*Supplied material*.
%%

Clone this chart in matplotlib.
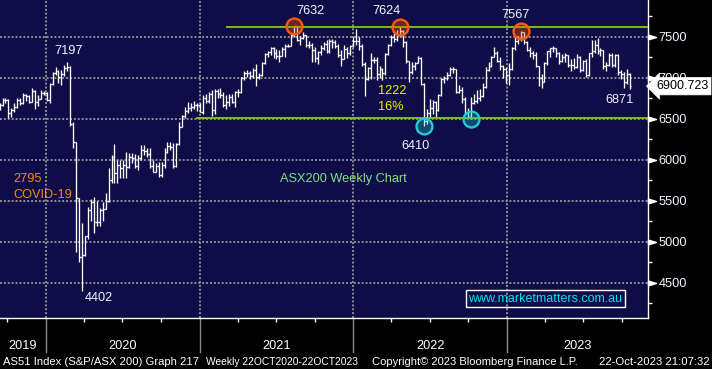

%%
%%

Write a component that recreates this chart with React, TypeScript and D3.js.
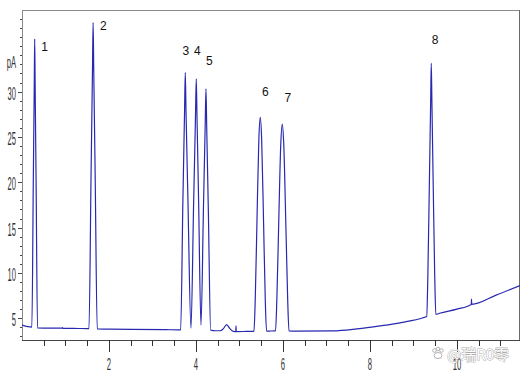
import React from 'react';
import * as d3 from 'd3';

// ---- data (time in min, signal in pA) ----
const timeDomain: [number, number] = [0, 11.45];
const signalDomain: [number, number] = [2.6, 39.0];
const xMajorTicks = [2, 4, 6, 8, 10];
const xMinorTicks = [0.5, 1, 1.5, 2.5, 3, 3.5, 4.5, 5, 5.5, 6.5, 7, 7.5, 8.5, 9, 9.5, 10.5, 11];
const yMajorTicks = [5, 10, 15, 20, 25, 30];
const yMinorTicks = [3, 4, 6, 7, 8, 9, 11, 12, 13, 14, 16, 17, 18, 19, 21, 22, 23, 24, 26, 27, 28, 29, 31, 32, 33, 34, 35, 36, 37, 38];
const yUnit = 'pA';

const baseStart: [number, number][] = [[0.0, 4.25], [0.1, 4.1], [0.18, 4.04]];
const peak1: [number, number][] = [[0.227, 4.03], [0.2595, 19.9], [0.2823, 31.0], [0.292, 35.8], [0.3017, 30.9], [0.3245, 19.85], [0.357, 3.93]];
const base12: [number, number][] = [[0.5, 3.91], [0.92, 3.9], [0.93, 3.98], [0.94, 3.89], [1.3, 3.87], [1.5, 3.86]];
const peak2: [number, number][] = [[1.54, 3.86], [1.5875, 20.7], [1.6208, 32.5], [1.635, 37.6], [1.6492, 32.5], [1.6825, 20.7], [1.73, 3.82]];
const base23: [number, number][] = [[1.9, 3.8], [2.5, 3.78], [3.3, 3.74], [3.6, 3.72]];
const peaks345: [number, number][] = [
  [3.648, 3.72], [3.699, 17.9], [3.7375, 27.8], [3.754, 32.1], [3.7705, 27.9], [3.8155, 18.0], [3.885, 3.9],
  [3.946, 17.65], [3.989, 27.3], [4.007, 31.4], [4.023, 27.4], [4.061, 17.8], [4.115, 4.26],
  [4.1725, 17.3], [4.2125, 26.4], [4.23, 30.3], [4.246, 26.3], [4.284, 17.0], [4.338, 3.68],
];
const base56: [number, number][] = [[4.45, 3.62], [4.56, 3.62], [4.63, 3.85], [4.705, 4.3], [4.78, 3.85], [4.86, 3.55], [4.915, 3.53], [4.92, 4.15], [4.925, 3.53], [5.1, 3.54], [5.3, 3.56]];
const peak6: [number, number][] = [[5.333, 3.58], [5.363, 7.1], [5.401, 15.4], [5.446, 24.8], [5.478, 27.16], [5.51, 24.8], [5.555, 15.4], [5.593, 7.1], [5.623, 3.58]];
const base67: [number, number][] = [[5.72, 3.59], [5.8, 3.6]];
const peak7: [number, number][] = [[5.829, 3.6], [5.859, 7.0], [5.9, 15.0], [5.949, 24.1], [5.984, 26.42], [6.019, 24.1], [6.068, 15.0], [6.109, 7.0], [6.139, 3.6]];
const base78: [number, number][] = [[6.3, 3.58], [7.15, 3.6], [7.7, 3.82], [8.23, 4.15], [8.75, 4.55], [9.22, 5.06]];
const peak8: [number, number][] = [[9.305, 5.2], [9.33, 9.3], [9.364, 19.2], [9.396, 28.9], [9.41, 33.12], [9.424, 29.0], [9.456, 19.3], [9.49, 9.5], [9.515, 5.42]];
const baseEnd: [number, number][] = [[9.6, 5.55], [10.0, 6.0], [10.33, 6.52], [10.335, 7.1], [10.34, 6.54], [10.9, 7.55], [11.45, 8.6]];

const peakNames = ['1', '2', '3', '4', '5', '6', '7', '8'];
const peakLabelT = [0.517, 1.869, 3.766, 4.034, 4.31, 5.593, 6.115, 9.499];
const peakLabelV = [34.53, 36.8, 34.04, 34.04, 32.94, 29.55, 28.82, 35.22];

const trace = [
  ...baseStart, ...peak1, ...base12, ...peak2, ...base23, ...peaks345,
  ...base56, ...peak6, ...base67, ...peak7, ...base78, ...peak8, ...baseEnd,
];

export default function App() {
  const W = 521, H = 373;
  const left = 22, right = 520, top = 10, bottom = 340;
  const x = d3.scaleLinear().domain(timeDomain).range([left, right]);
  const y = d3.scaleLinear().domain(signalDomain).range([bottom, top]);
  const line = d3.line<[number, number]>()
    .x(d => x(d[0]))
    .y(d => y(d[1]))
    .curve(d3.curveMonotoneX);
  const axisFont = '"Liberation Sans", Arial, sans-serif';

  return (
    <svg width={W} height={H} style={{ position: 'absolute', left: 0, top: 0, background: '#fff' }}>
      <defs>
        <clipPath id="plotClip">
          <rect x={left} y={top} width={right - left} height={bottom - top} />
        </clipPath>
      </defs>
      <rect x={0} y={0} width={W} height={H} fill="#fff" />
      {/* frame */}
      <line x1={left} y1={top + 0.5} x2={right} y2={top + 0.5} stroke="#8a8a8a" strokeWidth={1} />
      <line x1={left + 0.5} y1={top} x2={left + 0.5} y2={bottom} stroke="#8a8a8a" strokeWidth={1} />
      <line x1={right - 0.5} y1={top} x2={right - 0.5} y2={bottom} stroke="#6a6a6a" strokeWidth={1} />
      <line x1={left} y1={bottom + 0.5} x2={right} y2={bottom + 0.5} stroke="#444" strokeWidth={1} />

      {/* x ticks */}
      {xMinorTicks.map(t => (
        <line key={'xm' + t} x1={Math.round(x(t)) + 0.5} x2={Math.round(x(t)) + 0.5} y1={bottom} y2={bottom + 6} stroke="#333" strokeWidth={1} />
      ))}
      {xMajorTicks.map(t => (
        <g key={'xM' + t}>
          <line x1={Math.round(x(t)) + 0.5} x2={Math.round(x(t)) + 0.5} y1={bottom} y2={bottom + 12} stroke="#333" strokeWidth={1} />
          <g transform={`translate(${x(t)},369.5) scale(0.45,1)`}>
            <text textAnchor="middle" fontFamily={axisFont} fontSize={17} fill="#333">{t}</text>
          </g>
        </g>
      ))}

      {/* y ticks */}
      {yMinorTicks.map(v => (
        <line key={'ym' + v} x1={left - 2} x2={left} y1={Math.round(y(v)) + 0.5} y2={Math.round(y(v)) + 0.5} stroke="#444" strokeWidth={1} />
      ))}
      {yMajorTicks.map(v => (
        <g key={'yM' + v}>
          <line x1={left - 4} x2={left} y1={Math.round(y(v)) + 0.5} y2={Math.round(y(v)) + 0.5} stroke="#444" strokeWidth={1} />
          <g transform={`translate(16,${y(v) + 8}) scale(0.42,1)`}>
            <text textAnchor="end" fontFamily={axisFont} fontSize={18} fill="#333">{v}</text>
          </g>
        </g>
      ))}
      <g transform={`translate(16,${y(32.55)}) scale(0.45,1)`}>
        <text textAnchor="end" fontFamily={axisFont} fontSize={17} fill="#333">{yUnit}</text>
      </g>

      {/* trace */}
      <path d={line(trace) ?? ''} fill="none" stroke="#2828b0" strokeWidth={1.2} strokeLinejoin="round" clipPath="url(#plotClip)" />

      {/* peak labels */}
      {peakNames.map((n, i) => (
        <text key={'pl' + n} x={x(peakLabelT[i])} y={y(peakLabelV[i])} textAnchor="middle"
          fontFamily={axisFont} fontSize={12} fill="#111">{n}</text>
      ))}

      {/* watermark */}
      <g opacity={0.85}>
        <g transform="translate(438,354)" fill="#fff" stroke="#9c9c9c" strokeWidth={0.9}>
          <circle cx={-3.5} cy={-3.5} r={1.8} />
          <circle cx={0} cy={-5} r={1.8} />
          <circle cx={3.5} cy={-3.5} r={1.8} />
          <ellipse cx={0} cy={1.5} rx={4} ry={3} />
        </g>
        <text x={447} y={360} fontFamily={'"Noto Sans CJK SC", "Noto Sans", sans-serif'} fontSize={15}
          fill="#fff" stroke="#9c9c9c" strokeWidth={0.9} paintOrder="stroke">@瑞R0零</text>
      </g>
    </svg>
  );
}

%%
%%

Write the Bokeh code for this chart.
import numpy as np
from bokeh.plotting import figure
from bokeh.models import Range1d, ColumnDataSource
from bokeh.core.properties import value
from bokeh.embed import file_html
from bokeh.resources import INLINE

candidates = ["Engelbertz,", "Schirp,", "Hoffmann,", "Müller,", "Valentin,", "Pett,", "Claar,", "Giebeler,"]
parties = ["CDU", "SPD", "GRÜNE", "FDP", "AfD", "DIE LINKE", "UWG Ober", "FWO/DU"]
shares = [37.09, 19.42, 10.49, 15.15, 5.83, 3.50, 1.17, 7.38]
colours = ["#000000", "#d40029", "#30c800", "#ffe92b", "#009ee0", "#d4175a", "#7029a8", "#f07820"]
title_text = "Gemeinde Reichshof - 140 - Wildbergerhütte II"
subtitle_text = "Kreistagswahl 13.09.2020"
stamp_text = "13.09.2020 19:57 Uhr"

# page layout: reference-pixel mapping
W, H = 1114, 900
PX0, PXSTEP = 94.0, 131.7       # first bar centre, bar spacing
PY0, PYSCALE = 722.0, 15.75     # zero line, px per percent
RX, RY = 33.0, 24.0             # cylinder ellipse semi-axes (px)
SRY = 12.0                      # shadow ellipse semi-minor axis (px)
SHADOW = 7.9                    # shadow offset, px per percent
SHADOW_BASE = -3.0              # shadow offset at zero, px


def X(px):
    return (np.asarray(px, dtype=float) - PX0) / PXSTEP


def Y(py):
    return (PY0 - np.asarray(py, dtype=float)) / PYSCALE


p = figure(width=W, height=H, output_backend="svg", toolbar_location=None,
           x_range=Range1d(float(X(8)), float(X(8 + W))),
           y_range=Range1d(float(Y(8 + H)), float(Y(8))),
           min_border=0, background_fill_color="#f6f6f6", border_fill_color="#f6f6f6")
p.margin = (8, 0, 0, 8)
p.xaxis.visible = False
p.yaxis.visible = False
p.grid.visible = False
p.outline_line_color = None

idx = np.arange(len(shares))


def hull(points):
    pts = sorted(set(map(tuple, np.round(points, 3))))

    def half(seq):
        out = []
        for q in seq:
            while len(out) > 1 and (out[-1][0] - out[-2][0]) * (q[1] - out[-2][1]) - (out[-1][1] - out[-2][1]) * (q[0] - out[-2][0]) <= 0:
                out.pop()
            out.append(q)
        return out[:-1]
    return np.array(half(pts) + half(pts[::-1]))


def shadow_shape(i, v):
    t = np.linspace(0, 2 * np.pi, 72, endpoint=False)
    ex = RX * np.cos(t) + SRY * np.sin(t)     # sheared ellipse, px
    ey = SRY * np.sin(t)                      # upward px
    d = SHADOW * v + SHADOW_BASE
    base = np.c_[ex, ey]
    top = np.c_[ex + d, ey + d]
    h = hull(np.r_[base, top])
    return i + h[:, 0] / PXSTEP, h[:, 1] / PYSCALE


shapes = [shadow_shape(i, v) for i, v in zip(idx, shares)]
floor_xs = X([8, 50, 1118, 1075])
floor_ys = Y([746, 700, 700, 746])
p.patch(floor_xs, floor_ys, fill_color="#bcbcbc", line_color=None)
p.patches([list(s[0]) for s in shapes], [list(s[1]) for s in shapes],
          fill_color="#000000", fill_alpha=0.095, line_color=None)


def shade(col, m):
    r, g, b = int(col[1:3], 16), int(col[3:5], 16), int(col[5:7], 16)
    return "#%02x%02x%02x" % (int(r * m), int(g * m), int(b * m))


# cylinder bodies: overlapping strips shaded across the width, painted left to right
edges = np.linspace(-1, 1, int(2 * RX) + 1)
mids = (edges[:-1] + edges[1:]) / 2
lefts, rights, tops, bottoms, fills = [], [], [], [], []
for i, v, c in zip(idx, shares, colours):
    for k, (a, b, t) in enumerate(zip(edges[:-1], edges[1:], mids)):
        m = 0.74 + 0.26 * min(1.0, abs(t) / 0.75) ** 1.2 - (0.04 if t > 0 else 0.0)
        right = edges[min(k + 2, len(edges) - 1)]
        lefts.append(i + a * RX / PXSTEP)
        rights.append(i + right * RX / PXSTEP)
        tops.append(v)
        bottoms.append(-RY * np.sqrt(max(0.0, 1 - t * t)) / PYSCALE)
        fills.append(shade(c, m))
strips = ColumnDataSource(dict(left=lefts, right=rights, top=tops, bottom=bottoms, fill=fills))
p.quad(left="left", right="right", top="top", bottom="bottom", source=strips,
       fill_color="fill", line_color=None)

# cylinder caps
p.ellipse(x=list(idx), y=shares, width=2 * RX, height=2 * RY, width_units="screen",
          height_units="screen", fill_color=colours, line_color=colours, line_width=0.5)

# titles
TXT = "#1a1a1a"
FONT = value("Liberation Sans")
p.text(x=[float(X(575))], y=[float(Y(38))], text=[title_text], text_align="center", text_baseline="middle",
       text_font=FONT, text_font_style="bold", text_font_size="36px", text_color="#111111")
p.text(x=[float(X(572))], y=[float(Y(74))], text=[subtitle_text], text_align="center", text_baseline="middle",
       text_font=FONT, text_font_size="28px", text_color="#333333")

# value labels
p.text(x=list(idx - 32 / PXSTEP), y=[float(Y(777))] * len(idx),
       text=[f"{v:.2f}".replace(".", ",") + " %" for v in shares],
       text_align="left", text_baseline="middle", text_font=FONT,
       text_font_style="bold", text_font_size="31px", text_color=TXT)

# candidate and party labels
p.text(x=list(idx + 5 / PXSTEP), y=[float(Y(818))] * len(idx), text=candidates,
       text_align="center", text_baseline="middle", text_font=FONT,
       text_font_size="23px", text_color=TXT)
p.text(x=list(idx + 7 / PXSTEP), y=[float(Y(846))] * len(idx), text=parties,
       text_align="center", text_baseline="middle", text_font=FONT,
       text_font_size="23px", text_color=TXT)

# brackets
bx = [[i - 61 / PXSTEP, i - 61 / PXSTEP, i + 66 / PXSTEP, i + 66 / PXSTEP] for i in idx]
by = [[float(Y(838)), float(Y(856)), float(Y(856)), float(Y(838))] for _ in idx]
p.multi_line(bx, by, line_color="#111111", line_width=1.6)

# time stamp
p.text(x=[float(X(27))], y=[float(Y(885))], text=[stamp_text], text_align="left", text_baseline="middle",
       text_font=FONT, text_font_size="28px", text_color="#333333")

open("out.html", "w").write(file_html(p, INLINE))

%%

*Requirement*. Your answer should be a single number: the count of lines in the listing that contain the word "React".

*Final result*. 2